Ecuador TV station hostage recounts ‘surreal’ armed takeover

By Yury Garcia and Herbert Villarraga

GUAYAQUIL, Ecuador (Reuters) – A Ecuadorean journalist who was held hostage by gunmen during the takeover of a Guayaquil TV station and obliged to appear on camera at gunpoint told Reuters on Wednesday the experience was “surreal.”

Gunmen stormed a studio at public broadcaster TC on Tuesday afternoon, carrying long-range guns, grenades and dynamite, part of a wave of violence that has prompted President Daniel Noboa to name 22 gangs as terrorist organizations to be targeted by the military.

Images from the channel’s live feed, which remained on air for about 20 minutes, shocked the country and made headlines around the world.

Journalist Jose Luis Calderon, 47, was in the studio as his colleagues led a broadcast around 2 p.m. local time, when he heard yelling, shots and people running outside in the hallway.

“Our immediate reaction was to seek refuge in the bathroom,” he said. He hid with some colleagues and they called family members and police, but were overheard by the gunmen.

“They forced us, under threats, to come out,” Calderon said. “They took us (into the studio) as hostages with other colleagues.”

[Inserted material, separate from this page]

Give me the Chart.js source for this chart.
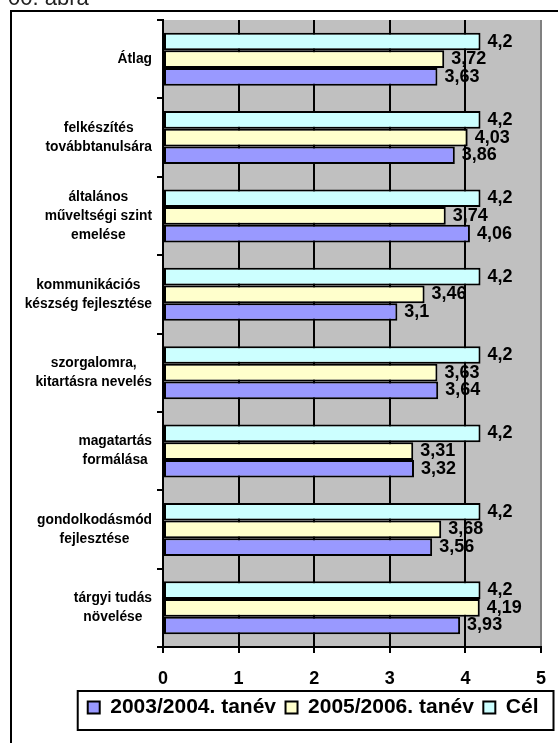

The attackers, some of whom appeared to be teenagers, menaced the staff with guns, Calderon said.

The gunmen said several times they were part of La Firma, a gang associated with larger crime group Los Choneros, one of the gangs named as a terrorist organization by Noboa.

The apparent escape of Los Choneros leader Adolfo Macias from prison over the weekend contributed to Noboa’s declaration of a state of emergency on Monday.

Calderon said the balaclava-clad gunmen held a rifle to his head and tucked dynamite into his jacket, demanding he appear on the live feed.

“That’s when I said the police shouldn’t come in or they would kill us one by one, that was what they obliged me to say,” Calderon said, adding he had never experienced anything similar in his 23-year career. “It was surreal.”

He felt calm despite the two-hour ordeal, knowing that calls had already been made to the police, Calderon said, but tensions rose when police gunshots were heard outside and some colleagues begged for their lives.

“The individuals shot their guns, I think in reaction to the police and they shot a door and one of the bullets ricocheted and injured the leg of a cameraman,” Calderon said.

The channel has said another employee suffered a broken arm.

The gunmen eventually surrendered and 13 people were arrested at the site. On Wednesday the detainees were presented to the media by police.

One video shared on social media shows a gunman laying down a rifle as police stand several meters away, before he kneels and armed officers flood the set.

Another video shows the young men, some with bruised faces, being escorted from the station by heavily armed police – some in street clothes and face coverings – in bullet-proof vests.